For more than 20 years, Ernie Potter has been ringing bells to get people to drop coins into red kettles to help those in need in central Oklahoma.
Potter, 65, has seen some surprises in the kettles. A woman dropped a ring in a kettle with a note attached once that said, “This is not a mistake. Having this ring was a mistake.”
Once, a 1-ounce gold coin was dropped in a red kettle. There have been $100 bills, too. People drop their car keys in the kettles quite frequently, he said.
But none of the items found in the kettles reminds Potter why he rings the bells more than a woman who yelled at him not to go anywhere as she came out of a store.
The woman, he recalled, said she had gone through hard times 20 years earlier and her family would not have had a Christmas if it had not been for The Salvation Army's assistance.
“Those are the people who make it so satisfying,” Potter said. “People who have worked hard all their lives and are suddenly in need we assist. That is what makes you know how important this is.”
Potter recalled the story Thursday as he worked to round up more volunteers for this year's Salvation Army Red Kettle campaign in central Oklahoma.

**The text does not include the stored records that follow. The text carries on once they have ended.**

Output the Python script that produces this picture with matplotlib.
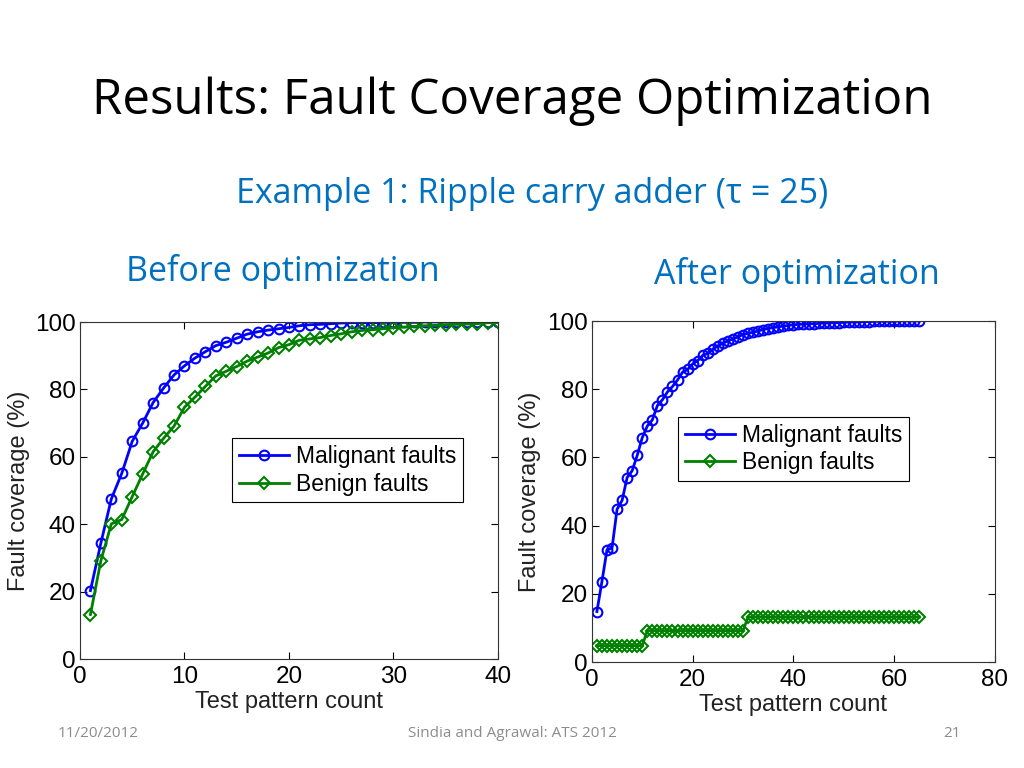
import matplotlib
matplotlib.use("Agg")
import matplotlib.pyplot as plt

# before optimization (tau = 25), patterns 1..40
before_x = list(range(1, 41))
before_malignant = [20.3, 34.4, 47.5, 55.1, 64.6, 70.0, 76.1, 80.4, 84.3, 87.0,
                    89.3, 91.2, 93.0, 94.0, 95.2, 96.4, 97.1, 97.6, 98.0, 98.4,
                    98.9, 99.2, 99.3, 99.5, 99.7, 99.8, 99.8, 99.8, 99.9, 99.9,
                    99.9, 99.9, 100, 100, 100, 100, 100, 100, 100, 100]
before_benign = [13.2, 29.2, 40.1, 41.4, 48.2, 54.9, 61.5, 65.5, 69.1, 74.7,
                 77.7, 80.9, 84.0, 85.4, 86.8, 88.4, 89.6, 90.8, 92.4, 93.3,
                 94.6, 95.0, 95.4, 96.0, 96.5, 97.1, 97.5, 97.7, 98.0, 98.3,
                 98.5, 98.7, 98.9, 99.0, 99.2, 99.3, 99.4, 99.5, 99.8, 99.9]

# after optimization, patterns 1..65
after_x = list(range(1, 66))
after_malignant = [14.8, 23.6, 32.9, 33.4, 44.8, 47.4, 54.1, 56.1, 60.6, 65.8,
                   69.2, 71.0, 75.2, 76.9, 79.2, 80.8, 82.7, 85.0, 85.8, 87.4,
                   88.4, 89.9, 90.5, 91.7, 92.7, 93.5, 94.2, 94.7, 95.4, 96.0,
                   96.4, 96.7, 97.1, 97.5, 97.8, 98.1, 98.3, 98.5, 98.7, 98.9,
                   99.0, 99.1, 99.2, 99.2, 99.3, 99.4, 99.4, 99.5, 99.5, 99.6,
                   99.7, 99.7, 99.7, 99.8, 99.8, 99.9, 99.9, 99.9, 99.9, 99.9,
                   100, 100, 100, 100, 100]
after_benign = [4.8] * 10 + [9.2] * 20 + [13.2] * 35

blue = (0, 0, 1)
green = (0, 0.5, 0)
slide_blue = "#0070C0"
chart_font = "Liberation Sans"
slide_font = "Open Sans"


def draw_panel(ax, x, mal, ben, xmax, xstep, leg_center):
    ax.plot(x, mal, '-o', color=blue, lw=2, ms=7, mfc='none', mew=1.5,
            label='Malignant faults')
    ax.plot(x, ben, '-D', color=green, lw=2, ms=6, mfc='none', mew=1.5,
            label='Benign faults')
    ax.set_xlim(0, xmax)
    ax.set_ylim(0, 100)
    ax.set_xticks(range(0, xmax + 1, xstep))
    ax.set_yticks(range(0, 101, 20))
    ax.tick_params(direction='in', top=True, right=True, labelsize=17.5,
                   length=5)
    ax.tick_params(axis='x', pad=5)
    ax.tick_params(axis='y', pad=3)
    for lab in ax.get_xticklabels() + ax.get_yticklabels():
        lab.set_family(chart_font)
    for s in ax.spines.values():
        s.set_linewidth(0.8)
        s.set_color('#333333')
    ax.set_xlabel('Test pattern count', fontsize=17, family=chart_font,
                  labelpad=2, color='#222222')
    ax.set_ylabel('Fault coverage (%)', fontsize=17, family=chart_font,
                  labelpad=4, color='#222222')
    leg = ax.legend(loc='center', bbox_to_anchor=leg_center, fancybox=False,
                    edgecolor='black', framealpha=1, handlelength=2.2,
                    handletextpad=0.3, borderpad=0.3, labelspacing=0.2,
                    prop={'family': chart_font, 'size': 16.5})
    leg.get_frame().set_linewidth(0.8)


fig = plt.figure(figsize=(10.24, 7.68), dpi=100)

fig.text(0.09, 0.868, 'Results: Fault Coverage Optimization', fontsize=35.5,
         family=slide_font, ha='left', va='center')
fig.text(0.52, 0.747, 'Example 1: Ripple carry adder (\u03c4 = 25)',
         fontsize=24.5, family=slide_font, color=slide_blue, ha='center',
         va='center')
fig.text(0.276, 0.646, 'Before optimization', fontsize=24.5, family=slide_font,
         color=slide_blue, ha='center', va='center')
fig.text(0.778, 0.642, 'After optimization', fontsize=24.5, family=slide_font,
         color=slide_blue, ha='center', va='center')

ax1 = fig.add_axes([0.0781, 0.1419, 0.4082, 0.4388])
draw_panel(ax1, before_x, before_malignant, before_benign, 40, 10, (0.64, 0.56))

ax2 = fig.add_axes([0.578, 0.138, 0.3936, 0.444])
draw_panel(ax2, after_x, after_malignant, after_benign, 80, 20, (0.50, 0.625))

grey = '#8C8C8C'
fig.text(0.056, 0.045, '11/20/2012', fontsize=11, family=slide_font,
         color=grey, ha='left', va='center')
fig.text(0.5, 0.045, 'Sindia and Agrawal: ATS 2012', fontsize=11,
         family=slide_font, color=grey, ha='center', va='center')
fig.text(0.938, 0.045, '21', fontsize=11, family=slide_font, color=grey,
         ha='right', va='center')

fig.savefig('out.png', dpi=100)
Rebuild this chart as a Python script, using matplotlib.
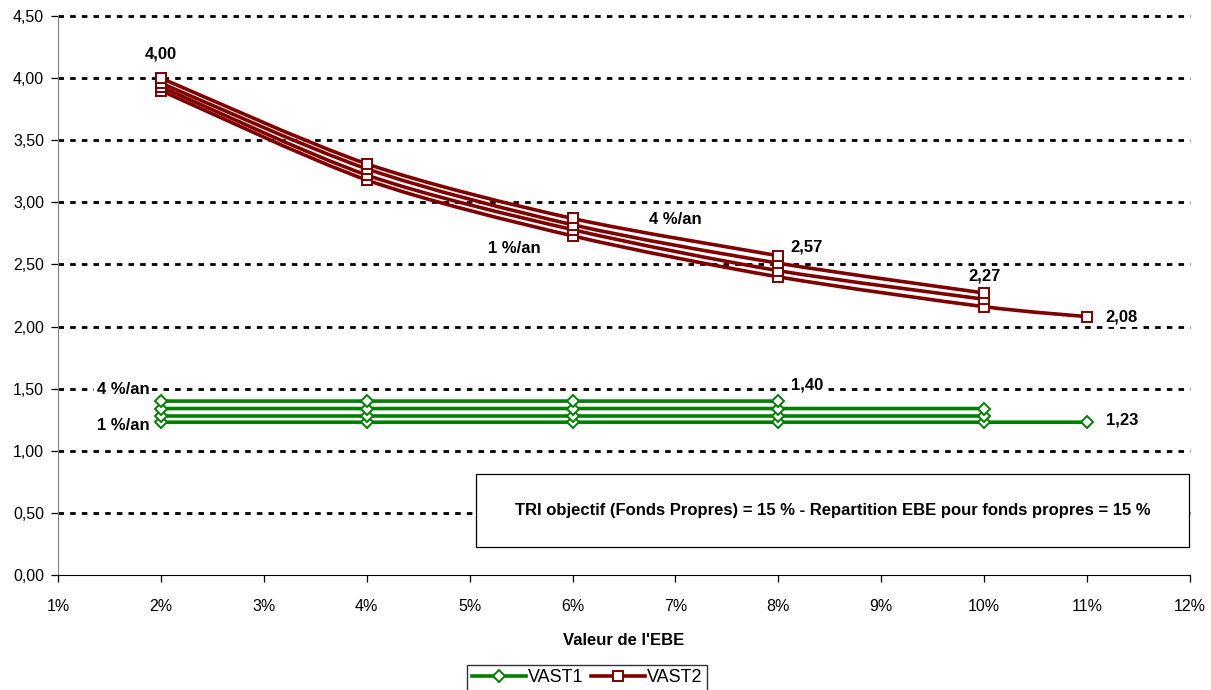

The national campaign is from Nov. 9 to Dec. 24.
Jeanean Castle, Salvation Army director of development for Oklahoma, Canadian and Cleveland counties, said the telephone rang 5,000 times in one hour on a recent day. The calls were from people needing utility or Christmas assistance.
The 2011 Red Kettle campaign raised $650,000, Castle said. Salvation Army officials hope to top that this year. There is more of a need out there than ever before with economic conditions, she said.
The money raised by bell ringers outside of retail stores supports all Salvation Army programs and services, Castle said. Christmas needs are seasonal, and only a portion of the work that is done year round, she said.
People who can't volunteer time as bell ringers can raise funds online, she said. The website is www.onlineredkettle.org.